The building of the house began. It was designed by an architect whose name is not known, in the then popular ‘Italianate style.’ The bricks were of the yellow glazed type often used in cities, as they were easy to clean in the sooty atmosphere. There is a well shaft below the cellar that is 103 feet deep, and carved out of the solid sandstone rock. For everyday use, the architect and builder added a rock-hewn water cistern in the hillside, which connected to the water tank in the house.
29th September 1868
The Woodhouses estate was bought by James Reynolds, a hide leather merchant from Liverpool who had known the Archdeacon for many years. Reynolds had to borrow most of the money for the purchase.
Woodlands was renamed again, and became Foxhill House. The carved coat of arms, situated above the Library window, displays a portcullis with a fox.
1895 – 1917
Philip and Eliza Speakman owned Foxhill House. They were self-made and highly respected in the Liverpool and Runcorn areas. Philip was in ship-building and also the coal and lime merchant business. Among other roles, he was a Cheshire County Councillor for 25 years, and President of Runcorn Football Club.
1917 – 1920
Frank and Jane Brocklehurst owned Foxhill. Frank was a partner of a ship-building firm in Liverpool.
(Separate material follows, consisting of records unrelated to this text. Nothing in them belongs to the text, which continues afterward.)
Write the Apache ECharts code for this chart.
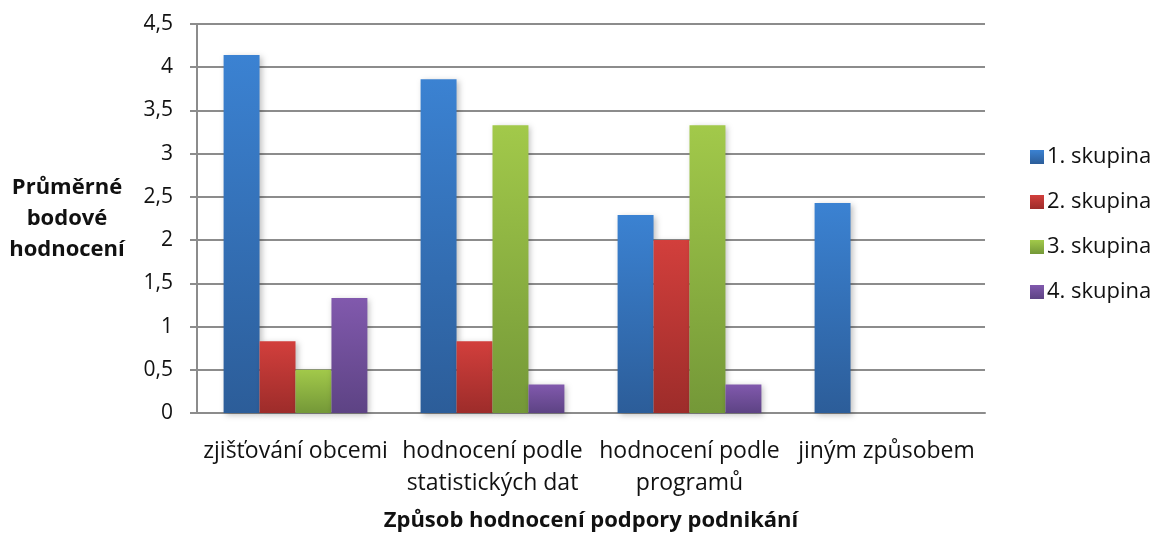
<!DOCTYPE html>
<html>
<head>
<meta charset="utf-8">
<script src="https://cdn.jsdelivr.net/npm/echarts@6/dist/echarts.min.js"></script>
<style>
  html, body { margin: 0; padding: 0; background: #fff; }
  #chart { width: 1159px; height: 533px; }
</style>
</head>
<body>
<div id="chart"></div>
<script>
// data
const categories = ['zjišťování obcemi', 'hodnocení podle\nstatistických dat', 'hodnocení podle\nprogramů', 'jiným způsobem']
const seriesNames = ['1. skupina', '2. skupina', '3. skupina', '4. skupina']
const group1 = [4.14, 3.86, 2.29, 2.43]
const group2 = [0.83, 0.83, 2.0, 0]
const group3 = [0.5, 3.33, 3.33, 0]
const group4 = [1.33, 0.33, 0.33, 0]

const fontFamily = '"Open Sans", Lato, sans-serif'
// top / bottom colours of the excel-like gradients
const colors = [
  ['#3b82d2', '#2c5d99'],
  ['#d23f3c', '#9d2c2a'],
  ['#a2c94a', '#749838'],
  ['#8159ad', '#5d4384']
]

const makeSeries = (name, data, i) => ({
  name: name,
  type: 'bar',
  data: data,
  barGap: '0%',
  barCategoryGap: '27%',
  itemStyle: {
    color: new echarts.graphic.LinearGradient(0, 0, 0, 1, [
      { offset: 0, color: colors[i][0] },
      { offset: 1, color: colors[i][1] }
    ]),
    shadowColor: 'rgba(0,0,0,0.25)',
    shadowBlur: 6,
    shadowOffsetX: 2,
    shadowOffsetY: 2
  }
})

const chart = echarts.init(document.getElementById('chart'))
chart.setOption({
  animation: false,
  textStyle: { fontFamily: fontFamily },
  grid: { left: 197, right: 174, top: 24, bottom: 120, outerBoundsMode: 'none', containLabel: false },
  legend: {
    orient: 'vertical',
    left: 1025,
    top: 141,
    itemWidth: 14,
    itemHeight: 14,
    itemGap: 23,
    icon: 'rect',
    textStyle: { fontSize: 22, color: '#111', fontFamily: fontFamily, padding: [0, 0, 0, -2] },
    data: seriesNames
  },
  xAxis: {
    type: 'category',
    data: categories,
    name: 'Způsob hodnocení podpory podnikání',
    nameLocation: 'middle',
    nameGap: 97,
    nameTextStyle: { fontSize: 22, fontWeight: 'bold', color: '#111' },
    axisLine: { lineStyle: { color: '#8c8c8c', width: 2 } },
    axisTick: { lineStyle: { color: '#8c8c8c', width: 2 }, length: 8 },
    axisLabel: { fontSize: 23, color: '#111', interval: 0, lineHeight: 32, margin: 22 }
  },
  yAxis: {
    type: 'value',
    min: 0,
    max: 4.5,
    interval: 0.5,
    name: 'Průměrné\nbodové\nhodnocení',
    nameLocation: 'middle',
    nameRotate: 0,
    nameGap: 130,
    nameTextStyle: { fontSize: 22, fontWeight: 'bold', color: '#111', lineHeight: 31, align: 'center' },
    axisLine: { show: true, lineStyle: { color: '#8c8c8c', width: 2 } },
    axisTick: { show: true, lineStyle: { color: '#8c8c8c', width: 2 }, length: 7 },
    splitLine: { lineStyle: { color: '#8c8c8c', width: 2 } },
    axisLabel: {
      fontSize: 21,
      color: '#111',
      margin: 24,
      formatter: v => String(v).replace('.', ',')
    }
  },
  series: [
    makeSeries(seriesNames[0], group1, 0),
    makeSeries(seriesNames[1], group2, 1),
    makeSeries(seriesNames[2], group3, 2),
    makeSeries(seriesNames[3], group4, 3)
  ]
})
</script>
</body>
</html>
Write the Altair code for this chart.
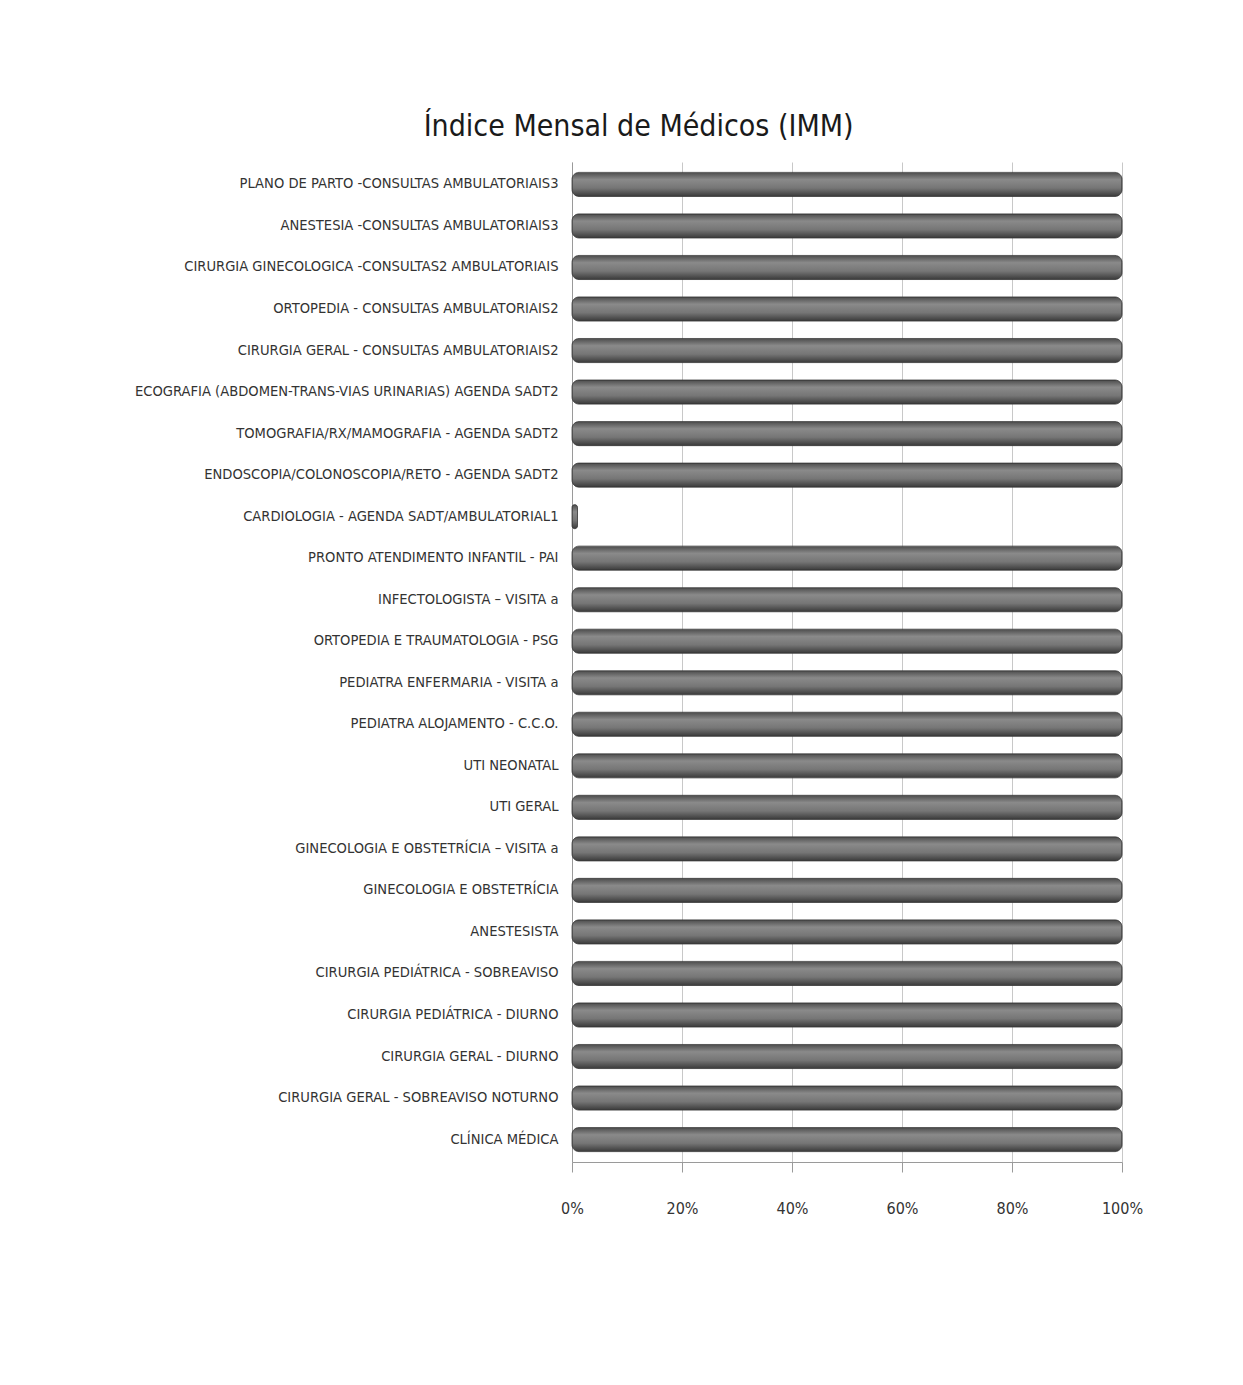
import altair as alt
import pandas as pd

categorias = [
    "PLANO DE PARTO -CONSULTAS AMBULATORIAIS3",
    "ANESTESIA -CONSULTAS AMBULATORIAIS3",
    "CIRURGIA GINECOLOGICA -CONSULTAS2 AMBULATORIAIS",
    "ORTOPEDIA - CONSULTAS AMBULATORIAIS2",
    "CIRURGIA GERAL - CONSULTAS AMBULATORIAIS2",
    "ECOGRAFIA (ABDOMEN-TRANS-VIAS URINARIAS) AGENDA SADT2",
    "TOMOGRAFIA/RX/MAMOGRAFIA - AGENDA SADT2",
    "ENDOSCOPIA/COLONOSCOPIA/RETO - AGENDA SADT2",
    "CARDIOLOGIA - AGENDA SADT/AMBULATORIAL1",
    "PRONTO ATENDIMENTO INFANTIL - PAI",
    "INFECTOLOGISTA – VISITA a",
    "ORTOPEDIA E TRAUMATOLOGIA - PSG",
    "PEDIATRA ENFERMARIA - VISITA a",
    "PEDIATRA ALOJAMENTO - C.C.O.",
    "UTI NEONATAL",
    "UTI GERAL",
    "GINECOLOGIA E OBSTETRÍCIA – VISITA a",
    "GINECOLOGIA E OBSTETRÍCIA",
    "ANESTESISTA",
    "CIRURGIA PEDIÁTRICA  - SOBREAVISO",
    "CIRURGIA PEDIÁTRICA  - DIURNO",
    "CIRURGIA GERAL - DIURNO",
    "CIRURGIA GERAL - SOBREAVISO NOTURNO",
    "CLÍNICA MÉDICA",
]
valores = [1.0] * 8 + [0.01] + [1.0] * 15

df = pd.DataFrame({"categoria": categorias, "valor": valores})

FONT = "Liberation Sans Narrow, DejaVu Sans Condensed, Roboto Condensed, Liberation Sans, sans-serif"

grad = alt.Gradient(
    gradient="linear",
    stops=[
        alt.GradientStop(color="#4c4c4c", offset=0),
        alt.GradientStop(color="#8a8a8a", offset=0.3),
        alt.GradientStop(color="#767676", offset=0.65),
        alt.GradientStop(color="#3a3a3a", offset=1),
    ],
    x1=0, x2=0, y1=0, y2=1,
)

chart = (
    alt.Chart(df)
    .mark_bar(color=grad, cornerRadius=7, stroke="#3a3a3a", strokeWidth=0.8)
    .encode(
        x=alt.X(
            "valor:Q",
            scale=alt.Scale(domain=[0, 1], nice=False),
            axis=alt.Axis(
                format=".0%",
                values=[0, 0.2, 0.4, 0.6, 0.8, 1.0],
                title=None,
                grid=True,
                gridColor="#c8c8c8",
                domainColor="#9a9a9a",
                tickColor="#9a9a9a",
                tickSize=10,
                labelFont=FONT,
                labelFontSize=16,
                labelColor="#333333",
                labelPadding=28,
                labelFlush=False,
            ),
        ),
        y=alt.Y(
            "categoria:N",
            sort=categorias,
            scale=alt.Scale(paddingInner=0.42, paddingOuter=0.25),
            axis=alt.Axis(
                title=None,
                ticks=False,
                domainColor="#9a9a9a",
                labelFont=FONT,
                labelFontSize=14.6,
                labelColor="#333333",
                labelLimit=600,
                labelPadding=14,
            ),
        ),
    )
    .properties(
        width=550,
        height=1000,
        title=alt.TitleParams(
            "Índice Mensal de Médicos  (IMM)",
            font=FONT,
            fontSize=30,
            fontWeight="normal",
            color="#1a1a1a",
            anchor="middle",
            frame="bounds",
            offset=20,
        ),
        autosize=alt.AutoSizeParams(type="none"),
        padding={"left": 572, "top": 162, "right": 121, "bottom": 200},
    )
    .configure_view(stroke=None)
)

chart.save("out.html", embed_options={"renderer": "svg", "actions": False})
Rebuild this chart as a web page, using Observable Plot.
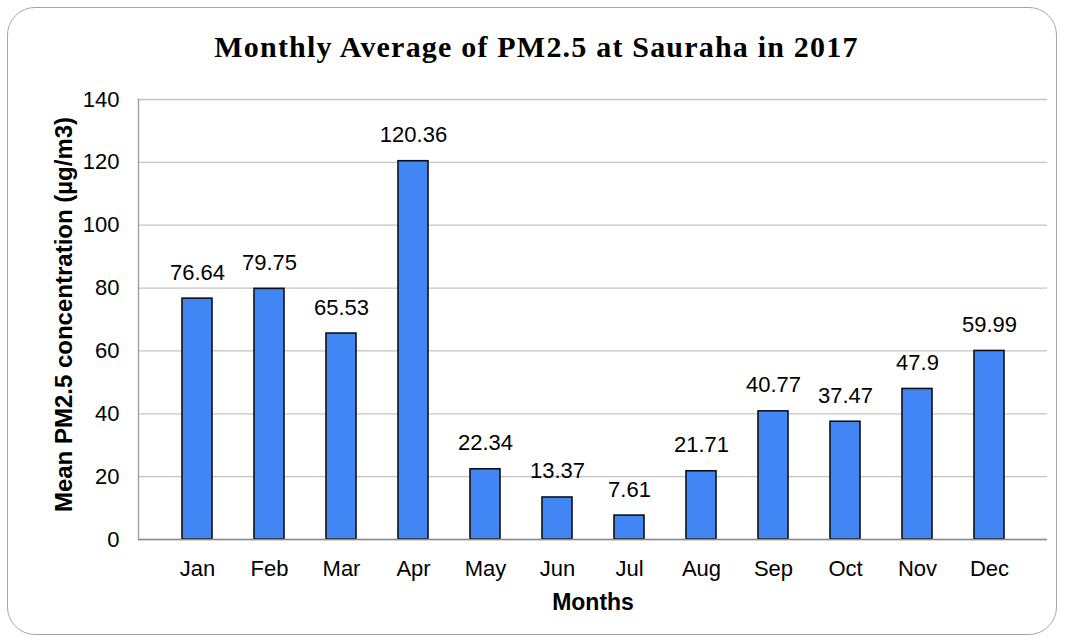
<!DOCTYPE html>
<html>
<head>
<meta charset="utf-8">
<script src="https://cdn.jsdelivr.net/npm/d3@7"></script>
<script src="https://cdn.jsdelivr.net/npm/@observablehq/plot@0.6"></script>
<style>
  html, body { margin: 0; padding: 0; background: #fff; }
  #wrap { position: relative; width: 1065px; height: 644px; overflow: hidden; }
  #border { position: absolute; left: 7px; top: 7px; width: 1050px; height: 628px;
    border: 1px solid #a6a6a6; border-radius: 28px; box-sizing: border-box; }
  #title { position: absolute; left: 0; top: 30px; width: 1065px; text-align: center;
    font-family: "Liberation Serif", serif; font-weight: bold; font-size: 30px; color: #000;
    letter-spacing: 1.2px; padding-left: 4px; }
  #chart { position: absolute; left: 0; top: 0; }
</style>
</head>
<body>
<div id="wrap">
  <div id="border"></div>
  <div id="title">Monthly Average of PM2.5 at Sauraha in 2017</div>
  <div id="chart"></div>
</div>
<script>
const months = ["Jan","Feb","Mar","Apr","May","Jun","Jul","Aug","Sep","Oct","Nov","Dec"];
const values = [76.64, 79.75, 65.53, 120.36, 22.34, 13.37, 7.61, 21.71, 40.77, 37.47, 47.9, 59.99];
const valueLabels = ["76.64","79.75","65.53","120.36","22.34","13.37","7.61","21.71","40.77","37.47","47.9","59.99"];
const yTicks = [0, 20, 40, 60, 80, 100, 120, 140];
const yLabel = "Mean PM2.5 concentration (µg/m3)";
const xLabel = "Months";

const data = months.map((m, i) => ({month: m, value: values[i], label: valueLabels[i]}));

const chart = Plot.plot({
  width: 1065,
  height: 644,
  marginLeft: 138,
  marginRight: 18,
  marginTop: 99,
  marginBottom: 105,
  style: {fontFamily: "'Liberation Sans', Arial, sans-serif", fontSize: "22px", color: "#000", background: "transparent"},
  x: {domain: months, padding: 0.59, label: null},
  y: {domain: [0, 140], label: null},
  marks: [
    Plot.gridY(yTicks, {stroke: "#c4c4c4", strokeOpacity: 1, strokeWidth: 1.3}),
    Plot.barY(data, {x: "month", y: "value", fill: "#4285f4", stroke: "#111", strokeWidth: 1.6}),
    Plot.ruleY([0], {stroke: "#8c8c8c", strokeWidth: 1.6}),
    Plot.frame({anchor: "left", stroke: "#9a9a9a", strokeWidth: 1.3}),
    Plot.text(data, {x: "month", y: "value", text: "label", lineAnchor: "bottom", dy: -19, fontSize: 22, fill: "#000"}),
    Plot.axisY(yTicks, {tickSize: 0, tickPadding: 19, fontSize: 22, label: null}),
    Plot.axisX({tickSize: 0, tickPadding: 21, fontSize: 22, label: null}),
    Plot.text([yLabel], {frameAnchor: "left", textAnchor: "middle", rotate: -90, dx: -74, dy: -5, fontWeight: "bold", fontSize: 24, fill: "#000"}),
    Plot.text([xLabel], {frameAnchor: "bottom", dy: 70, fontWeight: "bold", fontSize: 23, fill: "#000"})
  ]
});
document.getElementById("chart").appendChild(chart);
</script>
</body>
</html>
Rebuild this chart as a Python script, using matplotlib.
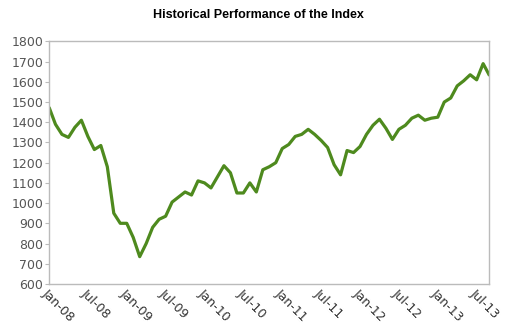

They moved on only because Frank became MP for West Kirby.
1920 – 1944
Robert and Alice Newton Davies bought Foxhill for £11,000. Robert was senior partner of Messrs Simpson, Davies and Son of Liverpool, a firm of coal, sand and lime merchants. It was Robert and Alice who laid out the croquet lawn. They employed nine staff to look after the gardens and woods. The Davies were known for their generosity, and gave annual Christmas boxes to the operators of the Runcorn Transporter Bridge.
1945 – 1960
Christopher and Coraline Posnett bought Foxhill at the end of the War, so that their sons could grow up in the countryside. Posnett was proprietor of the Highfield and Camden Tanneries in Runcorn, employing up to 3,000 people. The Posnett family were keen Methodists, and Christopher was a lay preacher. He also helped set up the Frodsham branch of the National Children’s Home. He was known to be very concerned about the welfare of his workforce.